▶ [Data excerpt]:
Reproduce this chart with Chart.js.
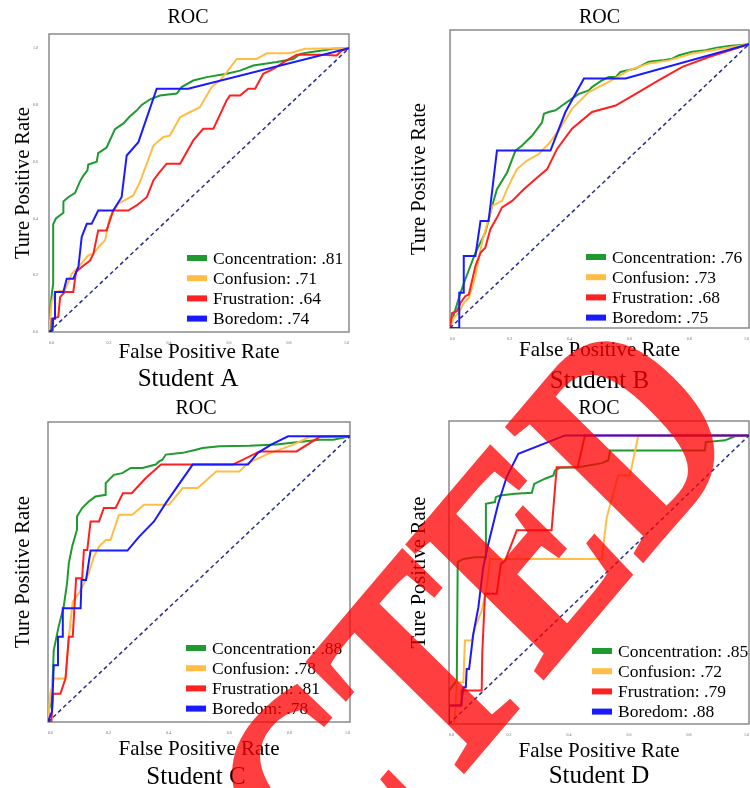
<!DOCTYPE html>
<html>
<head>
<meta charset="utf-8">
<title>ROC - Students A-D</title>
<script src="https://cdn.jsdelivr.net/npm/chart.js@4.4.0/dist/chart.umd.min.js"></script>
<style>
  html, body { margin: 0; padding: 0; background: #fff; overflow: hidden; }
  #wrap { position: relative; width: 750px; height: 788px; }
  #wrap canvas { position: absolute; }
  #stamp { left: 0; top: 0; pointer-events: none; opacity: 0.75; }
</style>
</head>
<body>
<div id="wrap">
  <canvas id="chartA" width="375" height="394" style="left:0;top:0"></canvas>
  <canvas id="chartB" width="375" height="394" style="left:375px;top:0"></canvas>
  <canvas id="chartC" width="375" height="394" style="left:0;top:394px"></canvas>
  <canvas id="chartD" width="375" height="394" style="left:375px;top:394px"></canvas>
  <canvas id="stamp" width="750" height="788"></canvas>
</div>
<script>
// Datos: categorías, AUC por estudiante y curvas ROC
const CATEGORIES = ['Concentration', 'Confusion', 'Frustration', 'Boredom'];
const COLORS = ['#1f9a2e', '#ffbd45', '#ff2020', '#1a1aff'];
const TICK_VALUES = [0, 0.2, 0.4, 0.6, 0.8, 1.0];
const CHANCE = [[0, 0], [1, 1]];

const AUC_A = ['.81', '.71', '.64', '.74'];
const AUC_B = ['.76', '.73', '.68', '.75'];
const AUC_C = ['.88', '.78', '.81', '.78'];
const AUC_D = ['.85', '.72', '.79', '.88'];

// Student A
const A_CONC = [[0,0],[0.003,0.04],[0.005,0.09],[0.01,0.14],[0.014,0.17],[0.014,0.38],[0.023,0.40],[0.048,0.42],[0.048,0.46],[0.064,0.475],[0.087,0.49],[0.103,0.53],[0.114,0.55],[0.128,0.57],[0.131,0.59],[0.159,0.60],[0.164,0.63],[0.192,0.65],[0.22,0.715],[0.248,0.735],[0.27,0.76],[0.292,0.78],[0.309,0.80],[0.337,0.82],[0.37,0.833],[0.426,0.84],[0.442,0.863],[0.481,0.886],[0.526,0.898],[0.592,0.91],[0.637,0.921],[0.681,0.939],[0.759,0.951],[0.814,0.962],[0.837,0.98],[0.87,0.986],[0.948,0.998],[1,1]];
const A_CONF = [[0,0],[0.009,0.106],[0.02,0.141],[0.053,0.147],[0.076,0.205],[0.098,0.229],[0.131,0.27],[0.148,0.276],[0.17,0.305],[0.187,0.323],[0.203,0.405],[0.231,0.452],[0.281,0.481],[0.303,0.528],[0.326,0.593],[0.348,0.657],[0.381,0.687],[0.403,0.692],[0.437,0.757],[0.459,0.769],[0.503,0.792],[0.542,0.863],[0.57,0.886],[0.592,0.915],[0.626,0.962],[0.692,0.962],[0.726,0.982],[0.803,0.982],[0.853,0.998],[1,1]];
const A_FRUS = [[0,0],[0.009,0.006],[0.009,0.047],[0.031,0.053],[0.037,0.123],[0.042,0.129],[0.053,0.141],[0.081,0.141],[0.09,0.211],[0.109,0.229],[0.137,0.252],[0.148,0.276],[0.164,0.358],[0.192,0.358],[0.214,0.428],[0.264,0.428],[0.292,0.446],[0.326,0.475],[0.348,0.534],[0.364,0.557],[0.392,0.593],[0.437,0.593],[0.481,0.675],[0.514,0.716],[0.548,0.716],[0.592,0.816],[0.603,0.833],[0.637,0.833],[0.664,0.857],[0.687,0.857],[0.714,0.91],[0.748,0.927],[0.792,0.957],[0.826,0.977],[0.903,0.977],[0.959,0.974],[0.976,0.992],[1,1]];
const A_BORE = [[0,0],[0.012,0.006],[0.014,0.047],[0.02,0.047],[0.02,0.141],[0.048,0.141],[0.059,0.188],[0.081,0.188],[0.098,0.229],[0.109,0.335],[0.126,0.381],[0.142,0.381],[0.164,0.428],[0.214,0.428],[0.242,0.475],[0.259,0.622],[0.298,0.669],[0.359,0.857],[0.464,0.857],[1,1]];

// Student B
const B_CONC = [[0,0],[0.018,0.065],[0.035,0.124],[0.051,0.171],[0.085,0.265],[0.118,0.336],[0.141,0.43],[0.157,0.489],[0.191,0.548],[0.219,0.625],[0.241,0.643],[0.275,0.678],[0.308,0.725],[0.314,0.755],[0.33,0.761],[0.353,0.767],[0.375,0.784],[0.408,0.808],[0.431,0.825],[0.464,0.837],[0.475,0.849],[0.509,0.873],[0.531,0.884],[0.554,0.884],[0.57,0.902],[0.621,0.914],[0.643,0.926],[0.665,0.938],[0.71,0.943],[0.743,0.949],[0.766,0.961],[0.81,0.973],[0.855,0.979],[0.888,0.987],[0.933,0.994],[1,1]];
const B_CONF = [[0,0],[0.012,0.035],[0.029,0.053],[0.046,0.088],[0.063,0.106],[0.085,0.183],[0.107,0.301],[0.141,0.43],[0.174,0.448],[0.196,0.501],[0.224,0.56],[0.258,0.59],[0.297,0.613],[0.33,0.649],[0.364,0.696],[0.408,0.772],[0.464,0.831],[0.531,0.867],[0.598,0.908],[0.665,0.932],[0.732,0.943],[0.81,0.967],[1,1]];
const B_FRUS = [[0,0],[0.007,0.053],[0.023,0.059],[0.035,0.088],[0.051,0.112],[0.063,0.118],[0.085,0.218],[0.102,0.265],[0.118,0.283],[0.135,0.348],[0.157,0.389],[0.174,0.425],[0.208,0.448],[0.247,0.489],[0.286,0.525],[0.325,0.56],[0.358,0.631],[0.408,0.702],[0.475,0.761],[0.554,0.784],[0.621,0.825],[0.699,0.873],[0.777,0.92],[0.866,0.955],[1,1]];
const B_BORE = [[0,0],[0.031,0],[0.031,0.124],[0.046,0.124],[0.046,0.254],[0.085,0.254],[0.102,0.377],[0.129,0.377],[0.157,0.625],[0.336,0.625],[0.386,0.761],[0.448,0.879],[0.587,0.879],[1,1]];

// Student C
const C_CONC = [[0,0],[0.004,0.047],[0.013,0.076],[0.019,0.251],[0.035,0.333],[0.052,0.404],[0.063,0.485],[0.069,0.556],[0.08,0.614],[0.096,0.673],[0.096,0.719],[0.113,0.749],[0.135,0.772],[0.157,0.789],[0.191,0.795],[0.191,0.836],[0.218,0.865],[0.246,0.871],[0.274,0.889],[0.313,0.889],[0.357,0.901],[0.368,0.912],[0.379,0.918],[0.39,0.936],[0.446,0.942],[0.49,0.953],[0.512,0.959],[0.568,0.965],[0.667,0.967],[0.756,0.971],[0.845,0.982],[0.9,0.988],[0.945,0.988],[1,1]];
const C_CONF = [[0,0],[0.008,0.099],[0.019,0.152],[0.058,0.152],[0.069,0.298],[0.082,0.421],[0.102,0.45],[0.119,0.485],[0.135,0.52],[0.152,0.579],[0.169,0.614],[0.191,0.637],[0.207,0.637],[0.235,0.725],[0.279,0.725],[0.318,0.76],[0.401,0.76],[0.446,0.819],[0.496,0.819],[0.557,0.877],[0.634,0.877],[0.662,0.906],[0.723,0.936],[0.812,0.971],[0.867,0.998],[1,1]];
const C_FRUS = [[0,0],[0.011,0],[0.017,0.099],[0.041,0.099],[0.058,0.152],[0.069,0.298],[0.082,0.298],[0.093,0.503],[0.113,0.503],[0.119,0.602],[0.13,0.602],[0.141,0.702],[0.169,0.702],[0.185,0.749],[0.224,0.749],[0.248,0.801],[0.277,0.801],[0.324,0.854],[0.374,0.901],[0.612,0.901],[0.634,0.912],[0.701,0.947],[0.823,0.947],[0.9,0.998],[1,1]];
const C_BORE = [[0,0],[0.008,0.023],[0.013,0.035],[0.019,0.199],[0.03,0.199],[0.033,0.298],[0.047,0.298],[0.049,0.398],[0.108,0.398],[0.111,0.497],[0.126,0.497],[0.141,0.6],[0.263,0.6],[0.302,0.649],[0.351,0.702],[0.39,0.766],[0.479,0.901],[0.662,0.901],[0.695,0.942],[0.739,0.971],[0.795,1],[1,1]];

// Student D
const D_CONC = [[0,0],[0,0.116],[0.026,0.15],[0.029,0.561],[0.048,0.572],[0.087,0.578],[0.12,0.578],[0.123,0.763],[0.153,0.769],[0.156,0.786],[0.17,0.792],[0.22,0.798],[0.276,0.801],[0.284,0.832],[0.32,0.85],[0.348,0.861],[0.353,0.879],[0.37,0.888],[0.431,0.89],[0.464,0.896],[0.509,0.904],[0.531,0.913],[0.537,0.948],[0.853,0.948],[0.856,0.977],[0.92,0.983],[0.953,0.997],[1,1]];
const D_CONF = [[0,0],[0.014,0],[0.02,0.029],[0.026,0.145],[0.048,0.145],[0.053,0.289],[0.076,0.289],[0.087,0.335],[0.109,0.393],[0.126,0.474],[0.137,0.572],[0.176,0.572],[0.509,0.572],[0.526,0.717],[0.564,0.861],[0.603,0.861],[0.631,1],[1,1]];
const D_FRUS = [[0,0],[0,0.064],[0.042,0.064],[0.042,0.116],[0.109,0.116],[0.111,0.249],[0.12,0.451],[0.159,0.451],[0.173,0.555],[0.187,0.566],[0.2,0.601],[0.226,0.671],[0.342,0.671],[0.359,0.89],[0.429,0.89],[0.453,1],[1,1]];
const D_BORE = [[0,0],[0,0.064],[0.04,0.064],[0.048,0.127],[0.056,0.127],[0.059,0.191],[0.067,0.191],[0.081,0.312],[0.098,0.405],[0.114,0.543],[0.131,0.624],[0.164,0.763],[0.192,0.855],[0.231,0.936],[0.387,1],[1,1]];

Chart.defaults.font.family = '"Liberation Serif", "Times New Roman", serif';
Chart.defaults.color = '#000';

// Marco gris alrededor del área de trazado
const framePlugin = {
  id: 'frame',
  beforeDatasetsDraw(chart) {
    const { ctx, chartArea: a } = chart;
    ctx.save();
    ctx.strokeStyle = '#8a8a8a';
    ctx.lineWidth = 1.5;
    ctx.strokeRect(a.left, a.top, a.right - a.left, a.bottom - a.top);
    ctx.restore();
  }
};

// Leyenda dentro del gráfico, abajo a la derecha
const insideLegend = {
  id: 'insideLegend',
  afterDatasetsDraw(chart, args, opts) {
    const { ctx, chartArea: a } = chart;
    ctx.save();
    ctx.font = '17.5px "Liberation Serif"';
    ctx.textBaseline = 'middle';
    opts.labels.forEach((text, i) => {
      const y = a.bottom + opts.y + i * opts.gap;
      ctx.fillStyle = COLORS[i];
      ctx.fillRect(a.left + opts.x, y - 3, 20, 6);
      ctx.fillStyle = '#000';
      ctx.fillText(text, a.left + opts.x + 26, y + 1);
    });
    ctx.restore();
  }
};

const toPoints = arr => arr.map(p => ({ x: p[0], y: p[1] }));

function createRocChart(cfg) {
  const ctx = document.getElementById(cfg.id).getContext('2d');

  const datasets = cfg.series.map((s, i) => ({
    label: CATEGORIES[i],
    data: toPoints(s),
    borderColor: COLORS[i],
    borderWidth: 2,
    pointRadius: 0,
    tension: 0,
    order: 4 - i
  }));
  datasets.push({
    label: 'chance',
    data: toPoints(CHANCE),
    borderColor: '#2b2b8c',
    borderWidth: 1.5,
    borderDash: [4, 3],
    pointRadius: 0,
    order: 0
  });

  new Chart(ctx, {
    type: 'line',
    data: { datasets },
    options: {
      responsive: false,
      animation: false,
      layout: { padding: cfg.pad },
      scales: {
        x: {
          type: 'linear', min: 0, max: 1,
          grid: { display: false },
          border: { display: false },
          afterBuildTicks: s => { s.ticks = TICK_VALUES.map(v => ({ value: v })); },
          ticks: { font: { size: 4 }, color: '#666', padding: 1, align: 'inner', maxRotation: 0,
                   callback: v => v.toFixed(1) },
          title: { display: true, text: 'False Positive Rate', font: { size: 21 },
                   padding: { top: 0, bottom: cfg.xTitlePad } },
          afterFit: s => { s.height = cfg.xHeight; }
        },
        y: {
          type: 'linear', min: 0, max: 1.05,
          grid: { display: false },
          border: { display: false },
          afterBuildTicks: s => { s.ticks = TICK_VALUES.map(v => ({ value: v })); },
          ticks: { font: { size: 4 }, color: '#666', padding: 3, callback: v => v.toFixed(1) },
          title: { display: true, text: 'Ture Positive Rate', font: { size: 20.5 },
                   padding: { top: cfg.yTitlePad, bottom: 0 } },
          afterFit: s => { s.width = cfg.yWidth; }
        }
      },
      plugins: {
        legend: { display: false },
        tooltip: { enabled: false },
        title: { display: true, text: 'ROC', font: { size: 20, weight: 'normal', lineHeight: 1.2 },
                 padding: cfg.titlePad },
        subtitle: { display: true, position: 'bottom', text: cfg.student,
                    font: { size: 25, lineHeight: 0.8 }, padding: { top: 0, bottom: cfg.subPad } },
        insideLegend: {
          labels: CATEGORIES.map((c, i) => c + ': ' + cfg.auc[i]),
          x: cfg.legendX, y: cfg.legendY, gap: 20.2
        }
      }
    },
    plugins: [framePlugin, insideLegend]
  });
}

createRocChart({ id: 'chartA', student: 'Student A', series: [A_CONC, A_CONF, A_FRUS, A_BORE], auc: AUC_A,
  pad: { left: 27, right: 26, top: 0, bottom: 0 }, yWidth: 22, yTitlePad: -15.3,
  titlePad: { top: 6, bottom: 4 }, xHeight: 37, xTitlePad: 4.4, subPad: 5, legendX: 138, legendY: -74 });

createRocChart({ id: 'chartB', student: 'Student B', series: [B_CONC, B_CONF, B_FRUS, B_BORE], auc: AUC_B,
  pad: { left: 74, right: 0, top: 0, bottom: 0 }, yWidth: 1, yTitlePad: -41.3,
  titlePad: { top: 6, bottom: 0 }, xHeight: 43, xTitlePad: 8.4, subPad: 3, legendX: 136, legendY: -71 });

createRocChart({ id: 'chartC', student: 'Student C', series: [C_CONC, C_CONF, C_FRUS, C_BORE], auc: AUC_C,
  pad: { left: 42, right: 25, top: 0, bottom: 0 }, yWidth: 6, yTitlePad: -30.3,
  titlePad: { top: 3, bottom: 1 }, xHeight: 45, xTitlePad: 5.4, subPad: 1, legendX: 138, legendY: -74 });

createRocChart({ id: 'chartD', student: 'Student D', series: [D_CONC, D_CONF, D_FRUS, D_BORE], auc: AUC_D,
  pad: { left: 73, right: 0, top: 0, bottom: 0 }, yWidth: 1, yTitlePad: -40.3,
  titlePad: { top: 3, bottom: 0 }, xHeight: 42, xTitlePad: 2.4, subPad: 2, legendX: 143, legendY: -73 });

// Sello rojo encima de la figura (la transparencia va en el CSS del canvas).
// Girado unos 48 grados, algo estrechado a lo ancho y alargado a lo alto.
const stamp = document.getElementById('stamp').getContext('2d');
stamp.setTransform(0.59, -0.695, 0.82, 0.807, 748, 437);
stamp.font = 'bold 253px "Liberation Serif"';
stamp.textAlign = 'right';
stamp.fillStyle = '#ff0000';
stamp.strokeStyle = '#ff0000';
stamp.lineWidth = 3;
stamp.fillText('RETRACTED', 0, 0);
stamp.strokeText('RETRACTED', 0, 0);
stamp.setTransform(1, 0, 0, 1, 0, 0);
</script>
</body>
</html>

▶ [What is needed]:
Transcribe exactly, with no pictures, the lines running from the first line of the material through the line holding "const AUC_D = ['.85', '.72', '.79', '.88'];".

▶ [Reply to the exercise]:
Reproduce this chart with Chart.js.
<!DOCTYPE html>
<html>
<head>
<meta charset="utf-8">
<title>ROC - Students A-D</title>
<script src="https://cdn.jsdelivr.net/npm/chart.js@4.4.0/dist/chart.umd.min.js"></script>
<style>
  html, body { margin: 0; padding: 0; background: #fff; overflow: hidden; }
  #wrap { position: relative; width: 750px; height: 788px; }
  #wrap canvas { position: absolute; }
  #stamp { left: 0; top: 0; pointer-events: none; opacity: 0.75; }
</style>
</head>
<body>
<div id="wrap">
  <canvas id="chartA" width="375" height="394" style="left:0;top:0"></canvas>
  <canvas id="chartB" width="375" height="394" style="left:375px;top:0"></canvas>
  <canvas id="chartC" width="375" height="394" style="left:0;top:394px"></canvas>
  <canvas id="chartD" width="375" height="394" style="left:375px;top:394px"></canvas>
  <canvas id="stamp" width="750" height="788"></canvas>
</div>
<script>
// Datos: categorías, AUC por estudiante y curvas ROC
const CATEGORIES = ['Concentration', 'Confusion', 'Frustration', 'Boredom'];
const COLORS = ['#1f9a2e', '#ffbd45', '#ff2020', '#1a1aff'];
const TICK_VALUES = [0, 0.2, 0.4, 0.6, 0.8, 1.0];
const CHANCE = [[0, 0], [1, 1]];

const AUC_A = ['.81', '.71', '.64', '.74'];
const AUC_B = ['.76', '.73', '.68', '.75'];
const AUC_C = ['.88', '.78', '.81', '.78'];
const AUC_D = ['.85', '.72', '.79', '.88'];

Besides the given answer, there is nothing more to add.